We wanted something that’s not ho hum but has a little bit of bite, something with a little bit of edge. It’s fun to explore color for me, it’s something you can be really precise about and be really scientific about it. But the end result is an emotional one.
We really explored a full range between what our previous brand hue was, which was quite red-based, to something more blue and more desaturated.
PS: You studied painting in college—arguably one of the most traditional, oldest art mediums. How does that inform your graphic design?
JG: I had the great fortune to study at Yale, which has a great art school, and I had the opportunity to work with amazing painters there … but I also took a lot of design. For me, there was a seamless blend between the visual arts.

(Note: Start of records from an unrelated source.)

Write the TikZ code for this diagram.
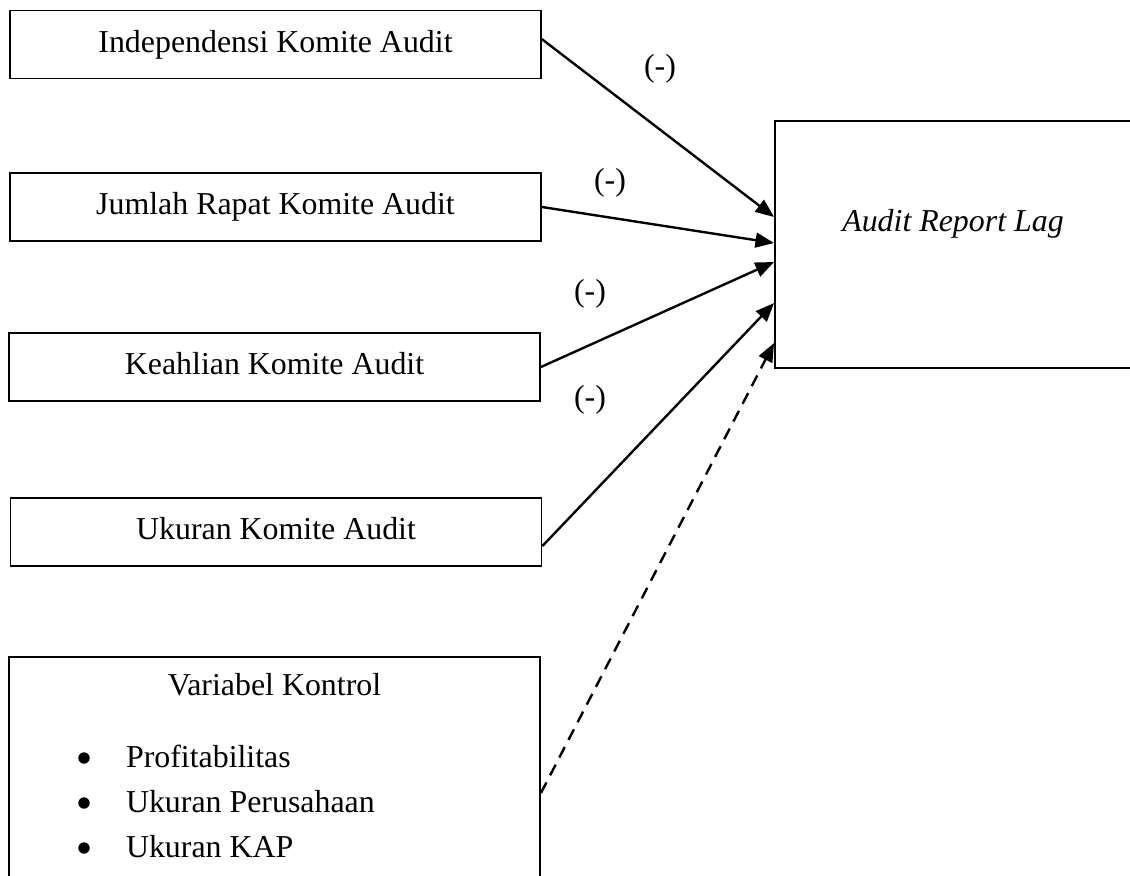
\documentclass[12pt,tikz,border=0pt]{standalone}
\usepackage{fontspec}
\setmainfont{Liberation Serif}
\usetikzlibrary{arrows.meta, positioning}

\begin{document}
\begin{tikzpicture}[x=0.01323cm, y=-0.01323cm,
  varbox/.style={draw, line width=0.7pt, minimum width=7.025cm, minimum height=0.9cm,
    text height=0.7em, text depth=0.22em},
  txt/.style={inner sep=0pt},
  bulletdot/.style={circle, fill, inner sep=0pt, minimum size=4.3pt},
  arr/.style={-{Triangle[length=7pt,width=5.6pt]}, line width=0.9pt}]
  \useasboundingbox (0,0) rectangle (1130,876);
  % independent variables
  \node[varbox] (indep) at (275.5,44.5) {Independensi Komite Audit};
  \node[varbox] (rapat) at (275.5,207) {Jumlah Rapat Komite Audit};
  \node[varbox] (keahlian) at (274.5,367) {Keahlian Komite Audit};
  \node[varbox] (ukuran) at (276,532) {Ukuran Komite Audit};
  % control variables
  \node[varbox, minimum height=3.6cm] (kontrol) at (274.5,793) {};
  \node[txt, anchor=base] (kontroltitle) at (274.5,695) {Variabel Kontrol};
  \foreach \i/\t in {1/Profitabilitas, 2/Ukuran Perusahaan, 3/Ukuran KAP} {
    \node[bulletdot] (dot\i) at (84,{713+45*\i}) {};
    \node[txt, anchor=base west] (item\i) at (125.5,{722+45*\i}) {\t};
  }
  % dependent variable
  \node[draw, line width=0.7pt, minimum width=4.71cm, minimum height=3.268cm] (arl) at (953,244.5) {};
  \node[txt, anchor=base] (arltext) at (953,231) {\textit{Audit Report Lag}};
  % arrows
  \draw[arr] ([yshift=2pt]indep.east) -- ([yshift=10.36pt]arl.west);
  \draw[arr] (rapat.east) -- ([yshift=0.56pt]arl.west);
  \draw[arr] (keahlian.east) -- ([yshift=-6.59pt]arl.west);
  \draw[arr] ([yshift=-5.27pt]ukuran.east) -- ([yshift=-22.03pt]arl.west);
  \draw[arr, dash pattern=on 4.5pt off 3pt] (kontrol.east) -- ([yshift=-37.1pt]arl.west);
  % signs
  \node (sign1) at (660,69) {(-)};
  \node (sign2) at (610,183) {(-)};
  \node (sign3) at (590,294) {(-)};
  \node (sign4) at (590,400) {(-)};
\end{tikzpicture}
\end{document}
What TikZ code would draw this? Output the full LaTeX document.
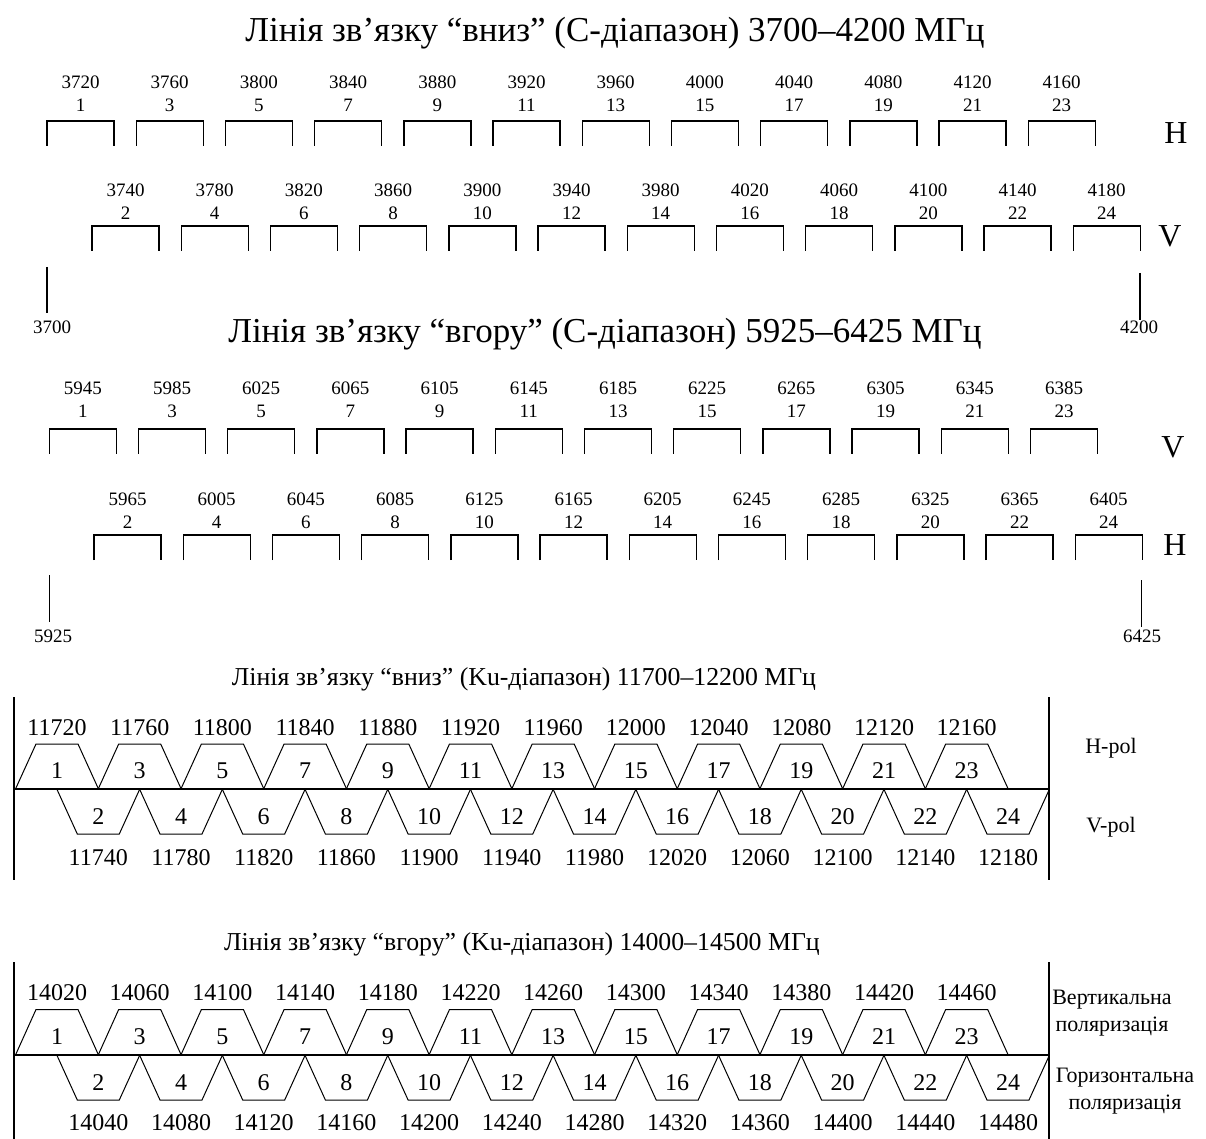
\documentclass[tikz,border=0pt]{standalone}
\usepackage{fontspec}
\setmainfont{Liberation Serif}
\tikzset{
    chan/.style={line width=0.7pt},
    trap/.style={line width=0.5pt},
    frame/.style={line width=1pt},
    axisline/.style={line width=1.3pt},
    cnum/.style={font=\fontsize{9.5}{11}\selectfont, inner sep=0pt},
    cpol/.style={font=\fontsize{16}{19}\selectfont, inner sep=0pt},
    ctitle/.style={font=\fontsize{17.5}{21}\selectfont, inner sep=0pt, anchor=base},
    knum/.style={font=\fontsize{12}{14}\selectfont, inner sep=0pt},
    ktitle/.style={font=\fontsize{12.9}{15}\selectfont, inner sep=0pt, anchor=base},
    kpol/.style={font=\fontsize{11}{13.5}\selectfont, inner sep=0pt, align=center}
}
\begin{document}
\begin{tikzpicture}[x=0.5pt, y=-0.5pt]
    \useasboundingbox (0,0) rectangle (1206,1139);

    % C-band downlink
    \node[ctitle] (tdown) at (615,42) {Лінія зв’язку “вниз” (С-діапазон) 3700–4200 МГц};
    \foreach \j [evaluate=\j as \xa using 47+89.2*\j,
                 evaluate=\j as \xb using 92+89.2*\j,
                 evaluate=\j as \k using int(2*\j+1),
                 evaluate=\j as \m using int(2*\j+2),
                 evaluate=\j as \fa using int(3720+40*\j),
                 evaluate=\j as \fb using int(3740+40*\j)] in {0,...,11} {
        \draw[chan] (\xa,146) -- (\xa,121) -- (\xa+67,121) -- (\xa+67,146);
        \node[cnum] (dhf\k) at (\xa+33.5,82) {\fa};
        \node[cnum] (dhn\k) at (\xa+33.5,105) {\k};
        \draw[chan] (\xb,251) -- (\xb,226) -- (\xb+67,226) -- (\xb+67,251);
        \node[cnum] (dvf\m) at (\xb+33.5,190) {\fb};
        \node[cnum] (dvn\m) at (\xb+33.5,213) {\m};
    }
    \node[cpol] (dH) at (1176,133) {H};
    \node[cpol] (dV) at (1170,236) {V};

    % Band edges
    \coordinate (d0) at (47,267);
    \coordinate (d1) at (1140,273);
    \draw[chan] (d0) -- ++(0,46);
    \draw[chan] (d1) -- ++(0,47);
    \node[cnum] (dlo) at (52,327) {3700};
    \node[cnum] (dhi) at (1139,327) {4200};

    % C-band uplink
    \node[ctitle] (tup) at (605,343) {Лінія зв’язку “вгору” (С-діапазон) 5925–6425 МГц};
    \foreach \j [evaluate=\j as \xa using 49.3+89.2*\j,
                 evaluate=\j as \xb using 94+89.2*\j,
                 evaluate=\j as \k using int(2*\j+1),
                 evaluate=\j as \m using int(2*\j+2),
                 evaluate=\j as \fa using int(5945+40*\j),
                 evaluate=\j as \fb using int(5965+40*\j)] in {0,...,11} {
        \draw[chan] (\xa,454) -- (\xa,429) -- (\xa+67,429) -- (\xa+67,454);
        \node[cnum] (uvf\k) at (\xa+33.5,388) {\fa};
        \node[cnum] (uvn\k) at (\xa+33.5,411) {\k};
        \draw[chan] (\xb,560) -- (\xb,535) -- (\xb+67,535) -- (\xb+67,560);
        \node[cnum] (uhf\m) at (\xb+33.5,499) {\fb};
        \node[cnum] (uhn\m) at (\xb+33.5,522) {\m};
    }
    \node[cpol] (uV) at (1173,447) {V};
    \node[cpol] (uH) at (1175,545) {H};

    \coordinate (u0) at (49.3,575);
    \coordinate (u1) at (1141.7,580);
    \draw[chan] (u0) -- ++(0,47);
    \draw[chan] (u1) -- ++(0,47);
    \node[cnum] (ulo) at (53,636) {5925};
    \node[cnum] (uhi) at (1142,636) {6425};

    % Ku-band downlink
    \node[ktitle] (kdown) at (524,685) {Лінія зв’язку “вниз” (Ku-діапазон) 11700–12200 МГц};
    \coordinate (kdA) at (14.3,697);
    \coordinate (kdB) at (14.3,880);
    \coordinate (kdC) at (1049.3,697);
    \coordinate (kdD) at (1049.3,880);
    \coordinate (kdL) at (14.3,789);
    \coordinate (kdR) at (1049.3,789);
    \draw[frame] (kdA) -- (kdB);
    \draw[frame] (kdC) -- (kdD);
    \draw[axisline] (kdL) -- (kdR);
    \foreach \j [evaluate=\j as \xa using 15.5+82.7*\j,
                 evaluate=\j as \xb using 56.8+82.7*\j,
                 evaluate=\j as \k using int(2*\j+1),
                 evaluate=\j as \m using int(2*\j+2),
                 evaluate=\j as \fa using int(11720+40*\j),
                 evaluate=\j as \fb using int(11740+40*\j)] in {0,...,11} {
        \draw[trap] (\xa,789) -- (\xa+20.5,744) -- (\xa+62.5,744) -- (\xa+83,789);
        \node[knum] (kdn\k) at (\xa+41.5,771) {\k};
        \node[knum] (kdf\k) at (\xa+41.5,728) {\fa};
        \draw[trap] (\xb,789) -- (\xb+20.5,834) -- (\xb+62.5,834) -- (\xb+83,789);
        \node[knum] (kdn\m) at (\xb+41.5,817) {\m};
        \node[knum] (kdf\m) at (\xb+41.5,858) {\fb};
    }
    \node[kpol] (kdH) at (1111,748) {H-pol};
    \node[kpol] (kdV) at (1111,827) {V-pol};

    % Ku-band uplink
    \node[ktitle] (kup) at (522,950) {Лінія зв’язку “вгору” (Ku-діапазон) 14000–14500 МГц};
    \coordinate (kuA) at (14.3,962);
    \coordinate (kuB) at (14.3,1139);
    \coordinate (kuC) at (1049.3,962);
    \coordinate (kuD) at (1049.3,1139);
    \coordinate (kuL) at (14.3,1055);
    \coordinate (kuR) at (1049.3,1055);
    \draw[frame] (kuA) -- (kuB);
    \draw[frame] (kuC) -- (kuD);
    \draw[axisline] (kuL) -- (kuR);
    \foreach \j [evaluate=\j as \xa using 15.5+82.7*\j,
                 evaluate=\j as \xb using 56.8+82.7*\j,
                 evaluate=\j as \k using int(2*\j+1),
                 evaluate=\j as \m using int(2*\j+2),
                 evaluate=\j as \fa using int(14020+40*\j),
                 evaluate=\j as \fb using int(14040+40*\j)] in {0,...,11} {
        \draw[trap] (\xa,1055) -- (\xa+20.5,1009.5) -- (\xa+62.5,1009.5) -- (\xa+83,1055);
        \node[knum] (kun\k) at (\xa+41.5,1037) {\k};
        \node[knum] (kuf\k) at (\xa+41.5,993) {\fa};
        \draw[trap] (\xb,1055) -- (\xb+20.5,1100) -- (\xb+62.5,1100) -- (\xb+83,1055);
        \node[knum] (kun\m) at (\xb+41.5,1083) {\m};
        \node[knum] (kuf\m) at (\xb+41.5,1123) {\fb};
    }
    \node[kpol] (kuV) at (1112,1013) {Вертикальна\\поляризація};
    \node[kpol] (kuG) at (1125,1091) {Горизонтальна\\поляризація};
\end{tikzpicture}
\end{document}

So much about painting is about composition, balance, and color harmony, and these are the same formal elements in graphic design.
PS: Of all the routes you could have taken as a graphic designer, why did you go the web/tech route?
JG: When I left school, the web was emerging exactly that moment. Sites were becoming apps, they became tools. Users were putting in input like never before. Graphic design turned into things that people use.
Traditional graphic design is about communication. With the evolution of user interface on the web, it’s now about users communicating back to the designer and with each other.
In terms of moving to a digital environment, it was really the collaboration with engineers that whet my appetite. Where an engineer’s skills begin and mine begin was immaterial, it was that collaborating to create things that could be put in the hands of users.
It reminded me of my dad who was a scientist and an engineer in a creative industry who created beautiful experiences. He knew that it was great chemistry that made that color and contrast and tonal range possible.
The Time, No Contacts Necessary
“I appreciate the analog a lot, which is why I have this clock my dad gave me. I can see it without my contacts.” This is Jackie’s bedside table, which features a painting of violets with a familiar purple. “I call our brand color ‘burple,’ which is a purple with a lot of blue in it. This painting has a lot of burple.”
Morning Cup O’ Joe
“Saint Frank is a beautifully designed coffee shop in my neighborhood. It’s a pleasure to go into spaces where everything is considered, where everything is beautifully designed. I like to think that we’re delivering the same kinds of experiences for our users.”
Home Screen Run-Through
“I love the News Digest app, which has a really smart UI. It gives you a brief summary of the subject matter and every avenue to explore the subject more deeply. That’s really intelligent design.”
A Colored Pencil Collection To Envy
“My dad gave me my first Prismacolor set. I draw on paper daily, but I also use the whiteboard a lot. The one challenge with paper is now I need to share the ideas out with many other people.”
Essential Design Reading
“We sit in an open plan and everyone can see my monitor, so it’s pretty transparent here. I have my favorite design books. Have a color bridge to bridge from Pantone into web color. There’s a newspaper from the day we acquired Tumblr. That baseball is a momento from our redesign.”
Rethinking Features And Flows
“I’m favoring the whiteboard these days, because it’s better about communication or a quick collaborative session.”
City Lights
This is the view Jackie sees on her walk to her Russian Hill home.
Her Home Desk
To stay productive in her living room, she also keeps an entire set of pencils close by — just in case inspiration strikes.
A Mini Painting Studio
Jackie’s painting roots are still very much a part of her daily life. This narrow room is a dedicated ministudio, complete with canvas and inspiration board.